Dexter Morgan Posted April 15, 2009 Posted April 15, 2009 I am a 23 year old college student with a terrible romantic track record. I have pretty much cheated on all of my former boyfriends, chalking it up to not having found "the one" yet. I tend to cheat on boyfriends when the relationship gets boring then yes, you are doomed to cheat, and that part of your character will always be there. Because even if you have found, "the one", and you chalk it up to getting bored....well got a newsflash for ya....every relationship will get at least a little boring over time. Just wait until the trials of married/family life set in. Difference is, some people understand that things can get a little stale in trade for the overall picture...a family life. so if you cheat because you get bored, then that isn't going to change. I have been with my current boyfriend for a year and a half now and things are really going great.

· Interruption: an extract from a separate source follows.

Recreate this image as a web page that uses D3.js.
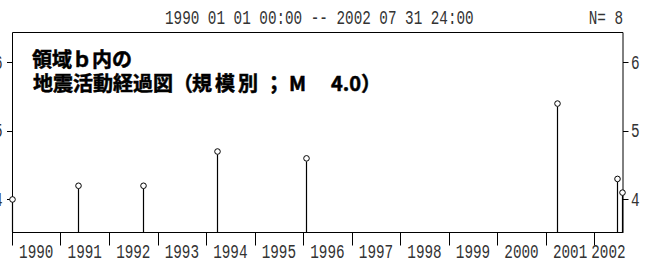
<!DOCTYPE html>
<html>
<head>
<meta charset="utf-8">
<script src="https://cdn.jsdelivr.net/npm/d3@7"></script>
<style>
  body { margin: 0; background: #fff; }
  svg { display: block; }
  .mono { font-family: "Liberation Mono", "DejaVu Sans Mono", monospace; font-size: 14.3px; fill: #333; }
  .ttl { font-family: "Noto Sans CJK JP", sans-serif; font-weight: 700; font-size: 20px; fill: #000; stroke: #000; stroke-width: 0.5px; }
</style>
</head>
<body>
<div id="chart"></div>
<script>
// events: date, magnitude
const dates = ["1990-01-04", "1991-05-12", "1992-09-13", "1994-03-22", "1996-01-22", "2001-03-25", "2002-06-23", "2002-07-25"];
const mags = [4.0, 4.2, 4.2, 4.7, 4.6, 5.4, 4.3, 4.1];
const years = [1990, 1991, 1992, 1993, 1994, 1995, 1996, 1997, 1998, 1999, 2000, 2001, 2002];
const magTicks = [4, 5, 6];
const header = "1990 01 01 00:00 -- 2002 07 31 24:00";
const countLabel = "N= 8";
const titleLine1 = "領域ｂ内の";
// second title line in pieces: [text, x]
const titleLine2 = [["地震活動経過図（", 33], ["規模別", 192], ["；", 264], ["M", 289], ["4.0）", 331]];

const width = 652, height = 262;
const mLeft = 12, mRight = 622.5, mTop = 32, mBottom = 232;
const sy = 1.42; // stretch the mono digits vertically

const svg = d3.select("#chart").append("svg")
  .attr("width", width)
  .attr("height", height);

const x = d3.scaleUtc()
  .domain([new Date(Date.UTC(1990, 0, 1)), new Date(Date.UTC(2002, 7, 1))])
  .range([mLeft, mRight]);

const y = d3.scaleLinear()
  .domain([3.525, 6.445])
  .range([mBottom, mTop]);

const events = dates.map((d, i) => ({date: new Date(d + "T00:00:00Z"), m: mags[i]}));

// frame
svg.append("path")
  .attr("d", `M${mLeft + .5},${mBottom}V${mTop + .5}H${mRight + .5}V${mBottom}`)
  .attr("fill", "none")
  .attr("stroke", "#000");

// bottom axis: ticks at year boundaries, labels centered within each year
const xAxis = svg.append("g").attr("transform", `translate(0,${mBottom + .5})`);
xAxis.append("line")
  .attr("x1", mLeft).attr("x2", mRight + 1)
  .attr("stroke", "#000");
xAxis.selectAll(".tk")
  .data(years)
  .join("line")
  .attr("class", "tk")
  .attr("x1", d => Math.round(x(new Date(Date.UTC(d, 0, 1)))) + .5)
  .attr("x2", d => Math.round(x(new Date(Date.UTC(d, 0, 1)))) + .5)
  .attr("y1", 0).attr("y2", 13)
  .attr("stroke", "#000");
xAxis.selectAll("text")
  .data(years)
  .join("text")
  .attr("class", "mono")
  .attr("text-anchor", "middle")
  .attr("transform", d => {
    const a = x(new Date(Date.UTC(d, 0, 1)));
    const b = Math.min(x(new Date(Date.UTC(d + 1, 0, 1))), mRight);
    return `translate(${(a + b) / 2},25.5) scale(1,${sy})`;
  })
  .text(d => d);

// right axis with labels
const rAxis = svg.append("g");
rAxis.selectAll("line")
  .data(magTicks)
  .join("line")
  .attr("x1", mRight + .5).attr("x2", mRight + 6)
  .attr("y1", d => Math.round(y(d)) + .5)
  .attr("y2", d => Math.round(y(d)) + .5)
  .attr("stroke", "#000");
rAxis.selectAll("text")
  .data(magTicks)
  .join("text")
  .attr("class", "mono")
  .attr("transform", d => `translate(631,${y(d) + 6.5}) scale(1,${sy})`)
  .text(d => d);

// left axis, labels fall off the page edge
const lAxis = svg.append("g");
lAxis.selectAll("line")
  .data(magTicks)
  .join("line")
  .attr("x1", mLeft - 5).attr("x2", mLeft)
  .attr("y1", d => Math.round(y(d)) + .5)
  .attr("y2", d => Math.round(y(d)) + .5)
  .attr("stroke", "#000");
lAxis.selectAll("text")
  .data(magTicks)
  .join("text")
  .attr("class", "mono")
  .attr("text-anchor", "end")
  .attr("transform", d => `translate(2.5,${y(d) + 6.5}) scale(1,${sy})`)
  .text(d => d);

// stems + markers
const ev = svg.append("g");
ev.selectAll("line")
  .data(events)
  .join("line")
  .attr("x1", d => Math.round(x(d.date)) + .5)
  .attr("x2", d => Math.round(x(d.date)) + .5)
  .attr("y1", d => y(d.m) + 3)
  .attr("y2", mBottom)
  .attr("stroke", "#000")
  .attr("stroke-width", 1.2);
ev.selectAll("circle")
  .data(events)
  .join("circle")
  .attr("cx", d => Math.round(x(d.date)) + .5)
  .attr("cy", d => y(d.m))
  .attr("r", 2.8)
  .attr("fill", "#fff")
  .attr("stroke", "#000")
  .attr("stroke-width", 1);

// header
svg.append("text")
  .attr("class", "mono")
  .attr("transform", `translate(165,23.5) scale(1,${sy})`)
  .text(header);
svg.append("text")
  .attr("class", "mono")
  .attr("text-anchor", "end")
  .attr("transform", `translate(623,23.5) scale(1,${sy})`)
  .text(countLabel);

// title
const t = svg.append("g").attr("class", "ttl");
t.append("text")
  .attr("x", 32).attr("y", 67)
  .text(titleLine1);
const t2 = t.append("text").attr("y", 91);
t2.selectAll("tspan")
  .data(titleLine2)
  .join("tspan")
  .attr("x", d => d[1])
  .attr("letter-spacing", (d, i) => i === 1 ? 3 : 0)
  .text(d => d[0]);
</script>
</body>
</html>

I have never cheated on him, but lately I have been disinterested in my boyfriend sexually and emotionally. Case in point. Best for you to not get into any committments. You can't handle them.
samspade Posted April 16, 2009 Posted April 16, 2009 As long as you are resigned to cowardice, you are "doomed" to cheat. You see, your fate isn't preordained. You cheat when you get bored...instead of having the courage to break up with your boyfriend, you opt to cheat. Here's the scoop: All of your relationships will end, and most will end by breakup. Just because someone isn't "the one" is no reason to shift the blame to him for screwing around behind his back. There is no "the one." You're in charge of your life. If you want to change your ways, start by learning how to confront someone and break up with him. Or, stay out of committed relationships. Just take some ownership.
lostsunsets Posted April 16, 2009 Posted April 16, 2009 Since, you don't seem to want to dialogue (with us or a counselor) about ways to change your behavior. I would have to say yes.
JP1409 Posted April 16, 2009 Posted April 16, 2009 you cheat because you choose to cheat, there's nothing else that is making you do it- it's in your own head! If you're finding your relationship to be a dead end then have the guts to end it! Don't screw the poor guy around by cheating on him.